Chroniques

par david verdier

Susanna Mälkki dirige l’Ensemble Intercontemporain
Aperghis, Birtwistle, Lachenmann et Lévinas

Cité de la musique, Paris
- 29 novembre 2011
L'EIC joue Aperghis, Birtwistle, Lachenmann et Lévinas
© dr

En filigrane d'une thématique Paul Klee initiée par l'exposition en cours in loco, l'Ensemble Intercontemporain propose un parcours sonore en forme de voyage dans le temps, décliné en quatre noms très différents et tous emblématiques, à leur manière, de la création musicale.

Appels de Michaël Levinas porte difficilement le poids des années Darmstadt, dont la charge idéo- et musicologique semble désormais datée. Cette partition fut créée par L'Itinéraire à l'époque où La Rochelle avait un festival digne de ce nom. Le rôle central est dévolu au cor qui profite de certaines facilités d'écriture pour vibrionner à tue-tête, emportant avec lui les autres instrumentistes dans un joyeux et pimpant vacarme. Ces élans projetés au devant de la scène se brisent successivement par le jeu des accumulations. De longues notes tenues aux percussions résonnantes viennent mettre un terme à cette pièce somme toute assez courte de durée et de hauteur de vue.

Plus proche de nous, Pièce pour douze de Georges Aperghis est écrite pour un ensemble d'instruments répartis en demi-cercle. Cette disposition renvoie à la seule forme de théâtralité ici perceptible. On ne retrouve dans la partition aucun signe pouvant laisser entendre qu'elle pourrait être resituée dans un cadre scénique. Au centre des enjeux se trouve la vibration (ténue mais bien présente) d'une phrase circulant d'un extrême à l'autre de l'ambitus sonore. La fragilité des accords et des timbres contraste à certains moments avec des passages plus heurtés dans lesquels les instruments à vents peuvent libérer un volume resté trop longtemps étouffé. Ces accents ne durent pas, et tout l'art de la ligne musicale est dans la chute – obstinée et perpétuelle – qui vient clore toute tentative d'émancipation dynamique.

Cortege, a ceremony for 14 musicians (2007) est écrit en hommage à Michael Vyner, ancien directeur artistique du London Sinfonietta. Harrison Birtwistle [photo] signe une pièce majeure et inventive, malheureusement rarement jouée et – sauf erreur – donnée pour la première fois par l’EIC. Par pure ironie, on pourrait y voir une réponse à la pièce précédente car la théâtralité la plus évidente y semble à l'œuvre. Un théâtre de gestes et non de mots, mais un théâtre sonore extraverti qui assume pleinement son statut. Largement inspirée de Ritual Fragment, cette pièce (non dirigée) propose à quatorze musiciens répartis symétriquement de part et d'autre de la scène de venir tour à tour interpréter une partie soliste sur le pupitre central et de se positionner dans la place laissée libre par le soliste en train de jouer. Un dense tissu de notes bourdonne en continu à l'arrière plan tandis que les solos éclatent en traits virtuoses et colorés. Sans jamais de temps morts, le flux semble se diviser et se multiplier en un contrepoint barbare et saisissant.
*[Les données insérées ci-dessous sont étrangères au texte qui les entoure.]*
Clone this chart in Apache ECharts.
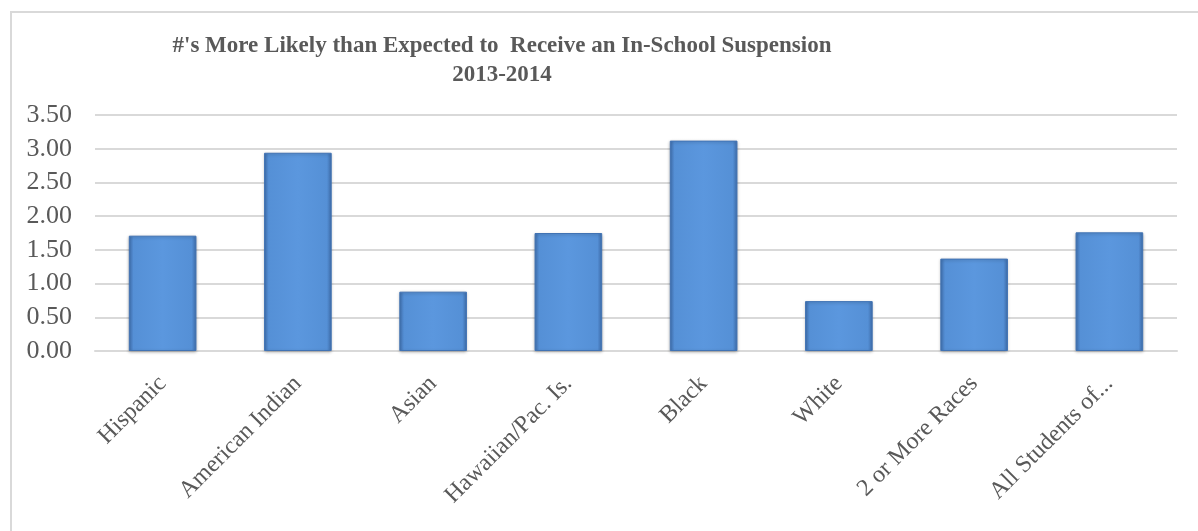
<!DOCTYPE html>
<html>
<head>
<meta charset="utf-8">
<script src="https://cdn.jsdelivr.net/npm/echarts@6/dist/echarts.min.js"></script>
<style>
  html, body { margin: 0; padding: 0; background: #ffffff; }
  #chart { width: 1198px; height: 531px; }
</style>
</head>
<body>
<div id="chart"></div>
<script>
// Ratio of in-school suspensions received vs. expected, by student group, 2013-2014
const categories = [
  'Hispanic', 'American Indian', 'Asian', 'Hawaiian/Pac. Is.',
  'Black', 'White', '2 or More Races', 'All Students of...'
];
const ratios = [1.71, 2.94, 0.88, 1.75, 3.12, 0.74, 1.37, 1.76];
const yTicks = { min: 0, max: 3.5, interval: 0.5 };

const chart = echarts.init(document.getElementById('chart'), null, { renderer: 'canvas' });

const serif = '"Liberation Serif", "DejaVu Serif", serif';

chart.setOption({
  backgroundColor: '#ffffff',
  animation: false,
  graphic: [
    {
      type: 'rect',
      shape: { x: 11, y: 12, width: 1300, height: 600 },
      style: { fill: 'none', stroke: '#d9d9d9', lineWidth: 2 },
      silent: true
    }
  ],
  title: {
    text: "#'s More Likely than Expected to  Receive an In-School Suspension\n2013-2014",
    left: 497,
    top: 27,
    textAlign: 'center',
    textStyle: {
      fontFamily: serif,
      fontWeight: 'bold',
      fontSize: 23,
      lineHeight: 29,
      color: '#595959'
    }
  },
  grid: { left: 95, right: 21, top: 115, bottom: 180, containLabel: false },
  xAxis: {
    type: 'category',
    data: categories,
    axisLine: { show: true, lineStyle: { color: '#d9d9d9', width: 2 } },
    axisTick: { show: false },
    axisLabel: {
      interval: 0,
      rotate: 45,
      margin: 29,
      fontFamily: serif,
      fontSize: 24,
      color: '#595959'
    }
  },
  yAxis: {
    type: 'value',
    min: yTicks.min,
    max: yTicks.max,
    interval: yTicks.interval,
    axisLine: { show: false },
    axisTick: { show: false },
    splitLine: { lineStyle: { color: '#d9d9d9', width: 2 } },
    axisLabel: {
      margin: 23,
      fontFamily: serif,
      fontSize: 26,
      color: '#595959',
      formatter: v => v.toFixed(2)
    }
  },
  series: [
    {
      type: 'bar',
      data: ratios,
      barWidth: '50%',
      itemStyle: {
        color: {
          type: 'linear', x: 0, y: 0, x2: 1, y2: 0,
          colorStops: [
            { offset: 0, color: '#3f6fae' },
            { offset: 0.07, color: '#5590d6' },
            { offset: 0.5, color: '#5b97de' },
            { offset: 0.93, color: '#5590d6' },
            { offset: 1, color: '#3f6fae' }
          ]
        },
        borderColor: '#4173b4',
        borderWidth: 1,
        shadowColor: 'rgba(0,0,0,0.25)',
        shadowBlur: 3,
        shadowOffsetY: 1
      }
    }
  ]
});
</script>
</body>
</html>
Rien de moins qu'une seconde partie tout entière pour laisser à Concertini d'Helmut Lachenmann l'espace nécessaire à sa résonance. Cette partition de quarante minutes a été donnée pour la première fois au Festival de Lucerne par l'Ensemble Modern. On trouve (dès le titre) une volonté d'induire en erreur son auditeur qui imaginerait plusieurs concerti, dans la droite ligne du Birtwistle précédent. En guise de concertos, Lachenmann propose des « situations concertantes » faites de gestes sonores et de jeux avec l'espace acoustique ; pas nécessairement d'instruments solistes, mais un rôle concertant attribué à des paramètres inédits comme la résonance ou des figures rythmiques. Le concept de « musique instrumentale concrète » est sublimé par l'évitement d'un concept limité au « bruitiste ». Il en ressort une circulation d'énergies parfois contradictoires et d'un brouillage des sens et des sons qui opère – comme souvent – à la façon d'une forêt de lianes impénétrable qu'il s'agit de parcourir à la seule lumière de son écoute.